Entregar una solución relevante debería estar en la mira de empresas y gobiernos, especialmente de estos últimos que se pierden en un mar burocrático donde es más importante hacer las cosas correctamente que hacer la cosa correcta. El descrédito que vive la clase política se debe a que están muy ocupados haciendo cosas que no inciden en la misión de gobernar: proteger la integridad física y patrimonial de los ciudadanos, y de ahí las subsecuentes: promover el desarrollo económico y social, construir un Estado de Derecho, dar confianza y certidumbre de futuro a los diferentes agentes, etcétera.
Como en una empresa, cuando el director no atina a definir y dirigir el rumbo, debe ser relevado. Sus méritos no son suficientes o adecuados para la misión. Lo mismo debería ocurrir con el gobierno. Aquí es donde el país tiene un enorme reto. No es tanto entrar a un sistema meritocrático sino recalibrar los méritos en función de la misión. Hay muchos gobernantes y políticos que ostentan una posición por el mérito de ser compadre, socio o cómplice de aquel que los designó. El sistema político y social (cultural) mexicano sí es meritocrático, pero no por los méritos que nos convienen a futuro. Si impera desde niños el concepto cultural de “el que no es transa, no avanza”, el mérito es cometer la transa para avanzar.

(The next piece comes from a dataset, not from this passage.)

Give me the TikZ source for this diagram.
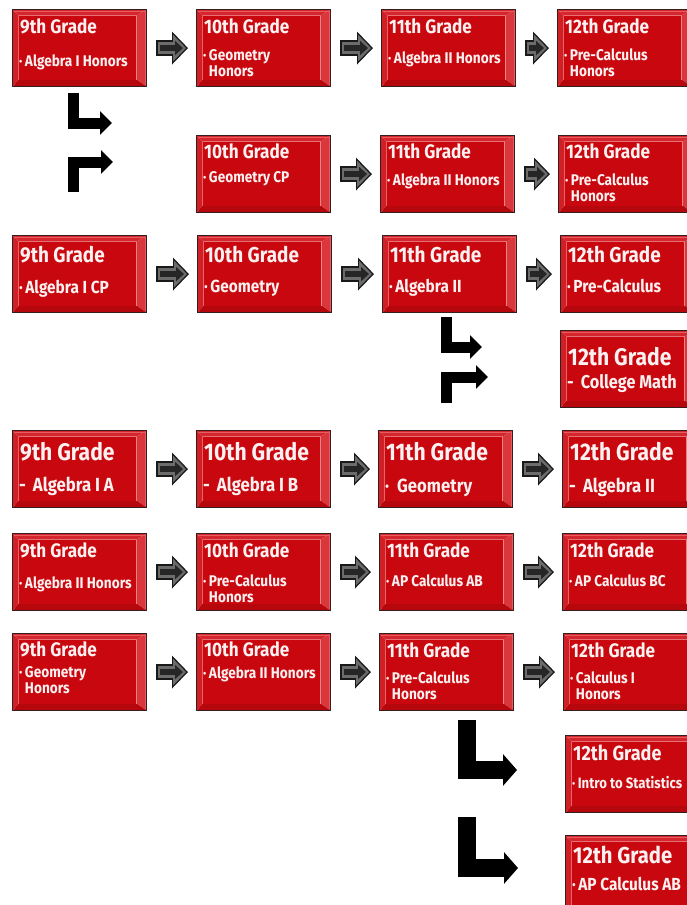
\documentclass[tikz,border=0pt]{standalone}
\usepackage{fontspec}
\usetikzlibrary{arrows.meta,calc}
\newfontfamily\gfont{Fira Sans}[FakeStretch=0.88]
\definecolor{boxred}{RGB}{200,8,14}
\definecolor{bvtop}{RGB}{212,38,44}
\definecolor{bvleft}{RGB}{208,32,38}
\definecolor{bvright}{RGB}{218,55,60}
\definecolor{bvbot}{RGB}{182,8,12}
\definecolor{bvhi}{RGB}{240,130,130}
\definecolor{boxedge}{RGB}{55,30,30}
\definecolor{txtc}{RGB}{252,240,240}
\tikzset{
  x=1pt, y=-1pt,
  gbox/.style={rectangle, minimum width=134pt, minimum height=77pt, inner sep=0pt,
    draw=boxedge, line width=1.1pt,
    path picture={
      \coordinate (o1) at (path picture bounding box.north west);
      \coordinate (o2) at (path picture bounding box.north east);
      \coordinate (o3) at (path picture bounding box.south east);
      \coordinate (o4) at (path picture bounding box.south west);
      \coordinate (i1) at ($(o1)+(6pt,-6pt)$);
      \coordinate (i2) at ($(o2)+(-10pt,-6pt)$);
      \coordinate (i3) at ($(o3)+(-10pt,7pt)$);
      \coordinate (i4) at ($(o4)+(6pt,7pt)$);
      \fill[bvtop] (o1)--(o2)--(i2)--(i1)--cycle;
      \fill[bvright] (o2)--(o3)--(i3)--(i2)--cycle;
      \fill[bvbot] (o3)--(o4)--(i4)--(i3)--cycle;
      \fill[bvleft] (o4)--(o1)--(i1)--(i4)--cycle;
      \fill[boxred] (i1) rectangle (i3);
      \draw[bvhi, line width=0.9pt] (i2) -- (i3);
      \draw[bvhi!70!bvleft, line width=0.6pt] (i1) -- (i4);
      \draw[bvhi!60!bvtop, line width=0.8pt] ($(o1)+(1.5pt,-1.5pt)$) -- ($(o2)+(-1.5pt,-1.5pt)$) -- ($(o3)+(-1.5pt,1.5pt)$);
    }},
  gtxt/.style={inner sep=0pt, anchor=base west, text=txtc, align=left},
  blk/.style={line width=16pt, draw=black!90, -{Triangle[length=16pt,width=32pt]},
    shorten <=9pt, shorten >=8pt,
    postaction={draw=gray!85!black, line width=12pt, -{Triangle[length=13pt,width=26pt]},
      shorten <=11pt, shorten >=10pt},
    postaction={draw=black!85, line width=6pt, -{Triangle[length=8pt,width=14pt]},
      shorten <=13pt, shorten >=13pt}},
  bent/.style={line width=11pt, draw=black, line join=miter, -{Triangle[length=12pt,width=23pt]}},
  bigbent/.style={line width=18pt, draw=black, line join=miter, -{Triangle[length=14pt,width=31pt]}}
}
\newcommand\gbox[3]{\node[gbox,anchor=north west] (#1) at (#2,#3) {};}
\newcommand\gttl[4]{\node[gtxt,font=\gfont\bfseries\fontsize{#3}{#3}\selectfont] (#1t) at ($(#1.north west)+(8pt,-#2pt)$) {#4};}
\newcommand\gbul[4]{\node[gtxt,font=\gfont\bfseries\fontsize{#3}{16}\selectfont] (#1b) at ($(#1.north west)+(7pt,-#2pt)$) {#4};}
\newcommand\bl{·\hspace{2.5pt}}
\newcommand\two[2]{\bl\begin{tabular}[t]{@{}l@{}}#1\\#2\end{tabular}}
\begin{document}
\begin{tikzpicture}
\useasboundingbox (0,0) rectangle (686,905);
\fill[white] (0,0) rectangle (686,905);
% row 1
\gbox{a1}{12}{9}\gbox{a2}{196}{9}\gbox{a3}{381}{9}\gbox{a4}{557}{9}
\gttl{a1}{24}{19.5}{9th Grade}\gbul{a1}{57}{15.5}{\bl Algebra I Honors}
\gttl{a2}{24}{19.5}{10th Grade}\gbul{a2}{51}{15.5}{\two{Geometry}{Honors}}
\gttl{a3}{24}{19.5}{11th Grade}\gbul{a3}{54}{15.5}{\bl Algebra II Honors}
\gttl{a4}{24}{19.5}{12th Grade}\gbul{a4}{51}{15.5}{\two{Pre-Calculus}{Honors}}
% row 2
\gbox{b2}{196}{135}\gbox{b3}{380}{135}\gbox{b4}{558}{135}
\gttl{b2}{23}{19.5}{10th Grade}\gbul{b2}{47}{15.5}{\bl Geometry CP}
\gttl{b3}{23}{19.5}{11th Grade}\gbul{b3}{50}{15.5}{\bl Algebra II Honors}
\gttl{b4}{23}{19.5}{12th Grade}\gbul{b4}{50}{15.5}{\two{Pre-Calculus}{Honors}}
% row 3
\gbox{c1}{12}{235}\gbox{c2}{197}{235}\gbox{c3}{382}{235}\gbox{c4}{560}{235}
\gttl{c1}{27}{21.5}{9th Grade}\gbul{c1}{58}{17.5}{\bl Algebra I CP}
\gttl{c2}{27}{21.5}{10th Grade}\gbul{c2}{57}{17.5}{\bl Geometry}
\gttl{c3}{27}{21.5}{11th Grade}\gbul{c3}{57}{17.5}{\bl Algebra II}
\gttl{c4}{27}{21.5}{12th Grade}\gbul{c4}{57}{17.5}{\bl Pre-Calculus}
\gbox{cm}{560}{330}
\gttl{cm}{35}{24}{12th Grade}\gbul{cm}{58}{18.5}{-\hspace{7pt}College Math}
% row 4
\gbox{d1}{12}{430}\gbox{d2}{196}{430}\gbox{d3}{378}{430}\gbox{d4}{562}{430}
\gttl{d1}{30}{24}{9th Grade}\gbul{d1}{61}{19}{-\hspace{7pt}Algebra I A}
\gttl{d2}{30}{24}{10th Grade}\gbul{d2}{61}{19}{-\hspace{7pt}Algebra I B}
\gttl{d3}{30}{24}{11th Grade}\gbul{d3}{62}{19}{·\hspace{8pt}Geometry}
\gttl{d4}{30}{24}{12th Grade}\gbul{d4}{62}{19}{-\hspace{7pt}Algebra II}
% row 5
\gbox{e1}{12}{533}\gbox{e2}{196}{533}\gbox{e3}{379}{533}\gbox{e4}{562}{533}
\gttl{e1}{24}{19.5}{9th Grade}\gbul{e1}{55}{15.5}{\bl Algebra II Honors}
\gttl{e2}{24}{19.5}{10th Grade}\gbul{e2}{53}{15.5}{\two{Pre-Calculus}{Honors}}
\gttl{e3}{24}{19.5}{11th Grade}\gbul{e3}{53}{15.5}{\bl AP Calculus AB}
\gttl{e4}{24}{19.5}{12th Grade}\gbul{e4}{53}{15.5}{\bl AP Calculus BC}
% row 6
\gbox{f1}{12}{633}\gbox{f2}{196}{633}\gbox{f3}{379}{633}\gbox{f4}{563}{633}
\gttl{f1}{23}{19.5}{9th Grade}\gbul{f1}{44}{15.5}{\two{Geometry}{Honors}}
\gttl{f2}{23}{19.5}{10th Grade}\gbul{f2}{45}{15.5}{\bl Algebra II Honors}
\gttl{f3}{24}{19.5}{11th Grade}\gbul{f3}{50}{15.5}{\two{Pre-Calculus}{Honors}}
\gttl{f4}{24}{19.5}{12th Grade}\gbul{f4}{50}{15.5}{\two{Calculus I}{Honors}}
\gbox{g4}{565}{735}
\gttl{g4}{25}{20.5}{12th Grade}\gbul{g4}{53}{15}{\bl Intro to Statistics}
\gbox{h4}{565}{835}
\gttl{h4}{28}{23}{12th Grade}\gbul{h4}{55}{17.5}{\bl AP Calculus AB}
% block arrows
\foreach \p/\q in {a1/a2,a2/a3,a3/a4,b2/b3,b3/b4,c1/c2,c2/c3,c3/c4,d1/d2,d2/d3,d3/d4,e1/e2,e2/e3,e3/e4,f1/f2,f2/f3,f3/f4}
  \draw[blk] (\p.east) -- (\p.east -| \q.west);
% bent arrows
\coordinate (l1s) at (73,93);  \coordinate (l1e) at (112,123);
\coordinate (l2s) at (73,192); \coordinate (l2e) at (113,162);
\coordinate (l3s) at (446,317); \coordinate (l3e) at (482,347);
\coordinate (l4s) at (446,403); \coordinate (l4e) at (488,377);
\coordinate (l5s) at (467,720); \coordinate (l5e) at (517,770);
\coordinate (l6s) at (467,817); \coordinate (l6e) at (518,868);
\draw[bent] (l1s) |- (l1e);
\draw[bent] (l2s) |- (l2e);
\draw[bent] (l3s) |- (l3e);
\draw[bent] (l4s) |- (l4e);
\draw[bigbent] (l5s) |- (l5e);
\draw[bigbent] (l6s) |- (l6e);
\end{tikzpicture}
\end{document}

Un sistema meritocrático debería llevarnos a reflexionar qué es más importante, ¿el modelo de gobierno o el resultado esperado de ese gobierno? ¿Preferimos el pasto que no crece o la máquina de podar? La meritocracia tiene un enemigo natural, la improvisación. Nuestra democracia es vulnerable porque permite a los improvisados llegar al poder y porque idealizamos “el poder de todos” en vez de “el poder para todos”, de modo que una democracia calificada debería permitir sólo a ciertos poseedores de los méritos adecuados llegar al poder. Esto tiene un nombre que asusta: aristocracia, el gobierno de los mejores. Yo prefiero una aristocracia que un sistema democrático donde llegan los peores.
Tener en mente cuál es la misión debe llevarnos a definir cuáles son los méritos. Mientras sigamos creyendo que los méritos para gobernar son los votos originados por una inmensa mayoría que, a su vez no tiene méritos para decidir qué es lo mejor, será difícil tener un renovado perfil político. El asunto es delicado porque toda meritocracia es discriminatoria (lo mismo sucede con la naturaleza). Ni caben todos, ni todos son aptos. Pero todos pueden beneficiarse.
A todo taladro le llega su bolsa de agujeros.